We have been watching with amazement the speed at which generative AI has developed and affected so many areas of our lives and our work.
While AI has enormous potential to make our working lives easier, it also raises serious questions about how – or if – we use it as a content agency.
At Collective Content we have a forum of editors and team members that follows the latest developments in AI in the news and in academic research. This team meets weekly to talk about how we can agree on the appropriate, responsible and ethical use of AI in our work.
No doubt this position will evolve as the technology does but this is our current thinking on the subject of AI and content marketing.
Our position is that we will not use any AI technology to create content for our clients. This includes copy for outlines and assets, as well as for documents such as content strategies and social copy.
Generative AI relies on so-called large language models that crawl the internet for data and therefore uses pre-existing content to generate answers to questions.

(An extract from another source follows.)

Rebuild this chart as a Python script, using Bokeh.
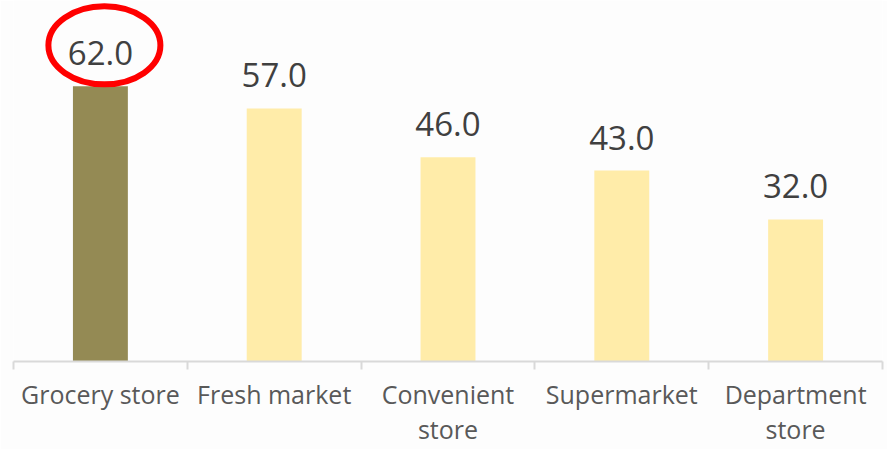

This means that content generated by AI has a reasonable likelihood to include copyrighted material – potentially even from a client’s competitor.
Naturally, as writers we are proud of the quality, authenticity and accuracy of what we produce for clients. We believe the use of AI for content creation compromises that position.
Ideation and research
We’re open to using new tools and technology to help in the research and ideation stages of client work. But again, we advise our editors to tread with care.
Our editors have personal experience about how AI ‘hallucinates’ – in other words, how it makes up ‘facts’ where convenient truths do not exist. Therefore, while we encourage our writers to experiment with AI around ideation and research, we insist they always verify data and information sources independently to ensure they exist and are accurate.
Nothing generated by AI is copied into client assets. Nor do we input any sensitive/confidential client information into an AI tool for research or ideation.
With many former journalists on our writing roster, we’ve spent many years interviewing experts and there’s no substitute for a human-to-human conversation. Face-to-face conversations (even if over Zoom) will carry added weight as other sources of content become harder to validate as being real.
AI and content marketing
The pace at which AI is developing is incredible and many professions will see opportunities and threats alike. While AI can do many things that human writers cannot, at this point it can’t write with authenticity, originality and the specificity to client briefs and brand guidelines that we know our writers can.
No AI was used in the creation of this content.